The superbond’s direct effect on the Budget and concerns to consider

By Alexis Milan

The government’s budget presentation last week, “Maintaining Steadiness; Consolidating Stability; Advancing Growth”, put an emphasis on curbing public spending and maximizing revenue collecting measures. And while the debate on the budget isn’t scheduled until next week in Parliament, some have already taken the time to scrutinize the Prime Minister’s presentation citing specific measures and decisions as potential hurdles that could negatively impact many Belizeans.

The budget and its accompanying measures, however, are closely tied to the terms of the Superbond, which the government renegotiated in March 2017. In those renegotiated terms, GOB had agreed to a fiscal consolidation equal to 3 percent of GDP for fiscal year 2017/2018. Belize, however, failed to meet that target instead posting a fiscal consolidation of 1.8 percent. Belize failed to meet the target even after introducing several austerity measures during the previous fiscal year which saw prices and taxes raised in several categories.

Under the renegotiated terms, GOB also committed to reaching a Primary Surplus of 2 percent GDP in each of the next three fiscal years. The Reporter, in an article published last year titled ‘Superbond 3.0 is unsustainable, experts say’, shared opinions from three experts in the financial sector who each agreed that the targets GOB agreed to were unrealistic and unsustainable. Failing to meet or maintain the 2 percent Primary Surplus would result in Belize seeking technical assistance from the International Monetary Fund (IMF), which has long advised Belize to implement more stringent austerity measures.

GOB, in its Fiscal Strategy Statement released along with Barrow’s budget presentation, said: “The Government is fully aware that the current debt level is unsustainable despite the recent restructuring in March 2017, and that prudent fiscal policy is critical to placing public debt on a downward trajectory.” GOB also described the current fiscal situation as “fragile” and “fraught with risks”. Referring to the target of 2 percent GDP growth each of the next three years, GOB said: “This will be a challenge, as primary surpluses have been under 2 percent since 2012”.

To help meet these targets, in the latest budget presentation, GOB has proposed applying General Sales Tax (GST) on the cost of Internet data services, government contracts, imports and purchases as well as ‘harmonizing’ GST on BPO companies; ceasing tax exemptions on categories for land clearing, crop dusting and harvesting; applying excise tax on oil-based lubricants and a social fee on duty free merchandise imported through the Philip Goldson International Airport (PGIA).
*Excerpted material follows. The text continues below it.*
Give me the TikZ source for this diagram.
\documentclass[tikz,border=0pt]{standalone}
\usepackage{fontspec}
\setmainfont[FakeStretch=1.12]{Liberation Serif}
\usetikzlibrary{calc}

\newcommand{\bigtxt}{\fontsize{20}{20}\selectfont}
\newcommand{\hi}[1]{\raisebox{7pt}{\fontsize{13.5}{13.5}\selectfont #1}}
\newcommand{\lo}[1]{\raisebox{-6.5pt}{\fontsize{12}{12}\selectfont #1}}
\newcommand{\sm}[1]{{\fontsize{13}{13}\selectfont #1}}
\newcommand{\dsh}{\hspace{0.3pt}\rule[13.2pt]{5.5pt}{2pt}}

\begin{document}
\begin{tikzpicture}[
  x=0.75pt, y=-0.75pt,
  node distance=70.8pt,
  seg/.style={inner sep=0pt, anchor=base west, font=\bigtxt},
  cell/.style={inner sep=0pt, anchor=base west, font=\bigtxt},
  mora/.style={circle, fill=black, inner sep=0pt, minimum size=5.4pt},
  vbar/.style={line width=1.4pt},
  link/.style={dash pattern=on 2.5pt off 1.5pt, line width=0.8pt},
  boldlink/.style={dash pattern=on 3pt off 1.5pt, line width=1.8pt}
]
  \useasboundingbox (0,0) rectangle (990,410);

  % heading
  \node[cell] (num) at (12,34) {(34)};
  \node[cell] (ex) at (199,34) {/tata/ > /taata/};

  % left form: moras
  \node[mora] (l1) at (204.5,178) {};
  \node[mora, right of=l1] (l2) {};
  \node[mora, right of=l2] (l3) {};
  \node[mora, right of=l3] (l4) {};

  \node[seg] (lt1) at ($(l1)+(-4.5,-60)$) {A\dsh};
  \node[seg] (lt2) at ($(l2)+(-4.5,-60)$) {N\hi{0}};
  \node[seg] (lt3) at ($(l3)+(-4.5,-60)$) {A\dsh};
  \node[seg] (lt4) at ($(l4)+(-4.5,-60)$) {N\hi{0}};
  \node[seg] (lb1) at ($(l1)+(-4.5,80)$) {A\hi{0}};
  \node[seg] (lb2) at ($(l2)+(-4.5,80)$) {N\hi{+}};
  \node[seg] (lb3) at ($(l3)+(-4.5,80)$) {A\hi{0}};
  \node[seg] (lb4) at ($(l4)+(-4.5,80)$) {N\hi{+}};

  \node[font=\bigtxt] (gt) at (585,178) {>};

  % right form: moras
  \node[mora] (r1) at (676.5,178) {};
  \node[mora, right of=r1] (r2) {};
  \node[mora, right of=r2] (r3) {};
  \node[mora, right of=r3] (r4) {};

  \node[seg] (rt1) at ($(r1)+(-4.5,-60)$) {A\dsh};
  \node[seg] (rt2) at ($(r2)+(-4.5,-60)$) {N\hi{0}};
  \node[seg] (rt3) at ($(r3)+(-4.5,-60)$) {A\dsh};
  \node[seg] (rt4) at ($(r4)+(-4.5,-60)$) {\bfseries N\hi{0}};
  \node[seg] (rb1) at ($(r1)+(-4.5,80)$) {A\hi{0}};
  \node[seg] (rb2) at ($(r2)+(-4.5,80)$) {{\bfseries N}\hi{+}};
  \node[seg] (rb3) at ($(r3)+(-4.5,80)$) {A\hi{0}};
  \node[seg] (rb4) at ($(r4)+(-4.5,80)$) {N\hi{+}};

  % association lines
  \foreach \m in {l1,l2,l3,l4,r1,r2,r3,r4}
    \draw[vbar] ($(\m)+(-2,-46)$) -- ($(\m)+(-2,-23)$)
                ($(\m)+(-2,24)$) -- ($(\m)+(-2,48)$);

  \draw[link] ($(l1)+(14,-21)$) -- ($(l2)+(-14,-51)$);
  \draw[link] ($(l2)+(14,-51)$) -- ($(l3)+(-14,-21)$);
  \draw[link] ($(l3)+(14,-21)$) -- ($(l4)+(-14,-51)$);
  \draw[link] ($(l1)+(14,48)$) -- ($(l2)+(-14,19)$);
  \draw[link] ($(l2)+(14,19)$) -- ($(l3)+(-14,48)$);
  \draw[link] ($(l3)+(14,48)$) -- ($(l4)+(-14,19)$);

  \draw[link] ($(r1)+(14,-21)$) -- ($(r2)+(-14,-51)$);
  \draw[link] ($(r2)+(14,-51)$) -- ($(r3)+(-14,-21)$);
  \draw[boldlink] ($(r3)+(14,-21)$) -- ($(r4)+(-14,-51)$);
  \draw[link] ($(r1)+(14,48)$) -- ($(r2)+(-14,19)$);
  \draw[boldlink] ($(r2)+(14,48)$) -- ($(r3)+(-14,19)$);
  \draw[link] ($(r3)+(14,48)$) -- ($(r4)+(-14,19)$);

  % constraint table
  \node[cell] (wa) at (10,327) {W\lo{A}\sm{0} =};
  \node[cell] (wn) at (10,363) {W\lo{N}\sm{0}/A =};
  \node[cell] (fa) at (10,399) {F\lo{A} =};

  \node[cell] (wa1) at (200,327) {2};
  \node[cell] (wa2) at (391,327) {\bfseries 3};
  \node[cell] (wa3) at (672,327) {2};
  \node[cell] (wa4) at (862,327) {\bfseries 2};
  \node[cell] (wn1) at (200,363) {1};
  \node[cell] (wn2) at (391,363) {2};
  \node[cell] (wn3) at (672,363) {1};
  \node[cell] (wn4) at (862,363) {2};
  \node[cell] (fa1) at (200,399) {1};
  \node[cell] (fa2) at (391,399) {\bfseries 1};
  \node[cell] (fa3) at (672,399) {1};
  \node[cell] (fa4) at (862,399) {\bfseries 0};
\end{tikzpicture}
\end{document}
The specific details on how these new measures will be applied have not yet been revealed, however, some have already called out the government for some of the proposals. People’s United Party (PUP) leader, John Briceno called the budget “lifeless”. Business Senator Mark Lizarraga suggested this week that GOB should still practice better financial discipline and pointed to the $130 million the government intends to borrow to balance the budget. Lizarraga urged GOB to borrow less and instead focus on providing greater transparency and accountability of public funds.
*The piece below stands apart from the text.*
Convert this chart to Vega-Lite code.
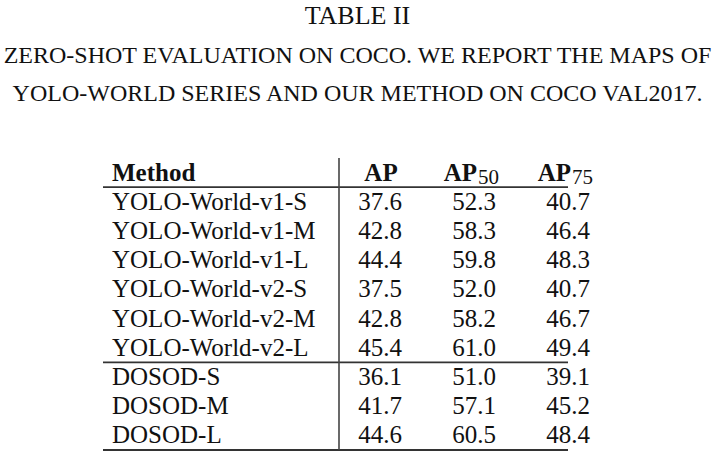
{
  "$schema": "https://vega.github.io/schema/vega-lite/v6.json",
  "width": 282,
  "height": 292,
  "autosize": {"type": "none"},
  "padding": {"left": 286, "top": 158, "right": 147, "bottom": 7},
  "background": "white",
  "config": {"view": {"stroke": null}, "font": "Liberation Serif"},
  "title": {
    "text": "TABLE II",
    "subtitle": ["ZERO-SHOT EVALUATION ON COCO. WE REPORT THE MAPS OF", "YOLO-WORLD SERIES AND OUR METHOD ON COCO VAL2017."],
    "font": "Liberation Serif",
    "fontSize": 26,
    "fontWeight": "normal",
    "color": "#111111",
    "subtitleFont": "Liberation Serif",
    "subtitleFontSize": 24,
    "subtitleColor": "#111111",
    "subtitleLineHeight": 38,
    "subtitlePadding": 15,
    "anchor": "middle",
    "frame": "group",
    "dx": -69.5,
    "offset": 51
  },
  "datasets": {
    "results": [
      {"method": "YOLO-World-v1-S", "AP": 37.6, "AP50": 52.3, "AP75": 40.7},
      {"method": "YOLO-World-v1-M", "AP": 42.8, "AP50": 58.3, "AP75": 46.4},
      {"method": "YOLO-World-v1-L", "AP": 44.4, "AP50": 59.8, "AP75": 48.3},
      {"method": "YOLO-World-v2-S", "AP": 37.5, "AP50": 52.0, "AP75": 40.7},
      {"method": "YOLO-World-v2-M", "AP": 42.8, "AP50": 58.2, "AP75": 46.7},
      {"method": "YOLO-World-v2-L", "AP": 45.4, "AP50": 61.0, "AP75": 49.4},
      {"method": "DOSOD-S", "AP": 36.1, "AP50": 51.0, "AP75": 39.1},
      {"method": "DOSOD-M", "AP": 41.7, "AP50": 57.1, "AP75": 45.2},
      {"method": "DOSOD-L", "AP": 44.6, "AP50": 60.5, "AP75": 48.4}
    ],
    "header": [
      {"method": "Method", "col": "Method", "label": "Method", "sub": ""},
      {"method": "Method", "col": "AP", "label": "AP", "sub": ""},
      {"method": "Method", "col": "AP50", "label": "AP", "sub": "50"},
      {"method": "Method", "col": "AP75", "label": "AP", "sub": "75"}
    ],
    "hrules": [
      {"method": "Method"},
      {"method": "YOLO-World-v2-L"},
      {"method": "DOSOD-L"}
    ],
    "vrules": [
      {"col": "AP"}
    ]
  },
  "layer": [
    {
      "data": {"name": "hrules"},
      "mark": {"type": "rule", "color": "#333333", "strokeWidth": 1.8},
      "encoding": {
        "x": {
          "datum": "Method", "type": "nominal",
          "scale": {"type": "point", "domain": ["Method", "AP", "AP50", "AP75"], "padding": 0},
          "axis": null
        },
        "xOffset": {"value": -183},
        "x2": {"datum": "AP75"},
        "x2Offset": {"value": 52},
        "y": {
          "field": "method", "type": "nominal", "bandPosition": 1,
          "scale": {"type": "band", "paddingInner": 0, "paddingOuter": 0,
            "domain": ["Method", "YOLO-World-v1-S", "YOLO-World-v1-M", "YOLO-World-v1-L", "YOLO-World-v2-S", "YOLO-World-v2-M", "YOLO-World-v2-L", "DOSOD-S", "DOSOD-M", "DOSOD-L"]},
          "axis": null
        }
      }
    },
    {
      "data": {"name": "vrules"},
      "mark": {"type": "rule", "color": "#444444", "strokeWidth": 1.6, "xOffset": -41},
      "encoding": {
        "x": {"field": "col", "type": "nominal", "axis": null}
      }
    },
    {
      "data": {"name": "header"},
      "transform": [{"filter": "datum.col === 'Method'"}],
      "mark": {"type": "text", "align": "left", "baseline": "middle", "dx": -174, "fontSize": 25, "fontWeight": "bold", "color": "#111111"},
      "encoding": {
        "x": {"field": "col", "type": "nominal", "axis": null},
        "y": {"field": "method", "type": "nominal", "axis": null},
        "text": {"field": "label"}
      }
    },
    {
      "data": {"name": "header"},
      "transform": [{"filter": "datum.col === 'AP'"}],
      "mark": {"type": "text", "align": "center", "baseline": "middle", "dx": 1, "fontSize": 25, "fontWeight": "bold", "color": "#111111"},
      "encoding": {
        "x": {"field": "col", "type": "nominal", "axis": null},
        "y": {"field": "method", "type": "nominal", "axis": null},
        "text": {"field": "label"}
      }
    },
    {
      "data": {"name": "header"},
      "transform": [{"filter": "datum.sub !== ''"}],
      "mark": {"type": "text", "align": "right", "baseline": "middle", "dx": 3, "fontSize": 25, "fontWeight": "bold", "color": "#111111"},
      "encoding": {
        "x": {"field": "col", "type": "nominal", "axis": null},
        "y": {"field": "method", "type": "nominal", "axis": null},
        "text": {"field": "label"}
      }
    },
    {
      "data": {"name": "header"},
      "transform": [{"filter": "datum.sub !== ''"}],
      "mark": {"type": "text", "align": "left", "baseline": "middle", "dx": 4, "dy": 5, "fontSize": 21, "fontWeight": "normal", "color": "#111111"},
      "encoding": {
        "x": {"field": "col", "type": "nominal", "axis": null},
        "y": {"field": "method", "type": "nominal", "axis": null},
        "text": {"field": "sub"}
      }
    },
    {
      "data": {"name": "results"},
      "mark": {"type": "text", "align": "left", "baseline": "middle", "dx": -174, "fontSize": 25, "color": "#111111"},
      "encoding": {
        "x": {"datum": "Method", "type": "nominal", "axis": null},
        "y": {"field": "method", "type": "nominal", "axis": null},
        "text": {"field": "method"}
      }
    },
    {
      "data": {"name": "results"},
      "transform": [{"fold": ["AP", "AP50", "AP75"], "as": ["col", "value"]}],
      "mark": {"type": "text", "align": "center", "baseline": "middle", "fontSize": 25, "color": "#111111"},
      "encoding": {
        "x": {"field": "col", "type": "nominal", "axis": null},
        "y": {"field": "method", "type": "nominal", "axis": null},
        "text": {"field": "value", "type": "quantitative", "format": ".1f"}
      }
    }
  ]
}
There are also concerns that broadening the tax base in some instances may be a detriment to businesses in Belize, such as BPOs for instance, whose clients outsource work to Belize due to normally cheaper operational costs. With GST being applied to the BPO sector, there is concern that clients who employ thousands of Belizeans may seek cheaper alternatives elsewhere if operational costs jump too high because of the new policies. It is also not clear how the social fee will be applied to duty free merchandise at the PGIA. In the agricultural sector, there is concern over the ending of exemptions on the categories listed in the budget. Some fear that this could make things even more difficult for farmers faced with an agricultural sector that has experienced numerous difficulties in recent years. Still, GOB remains confident that the measures it has proposed will be efficient and help Belize meet its targets over the next few years.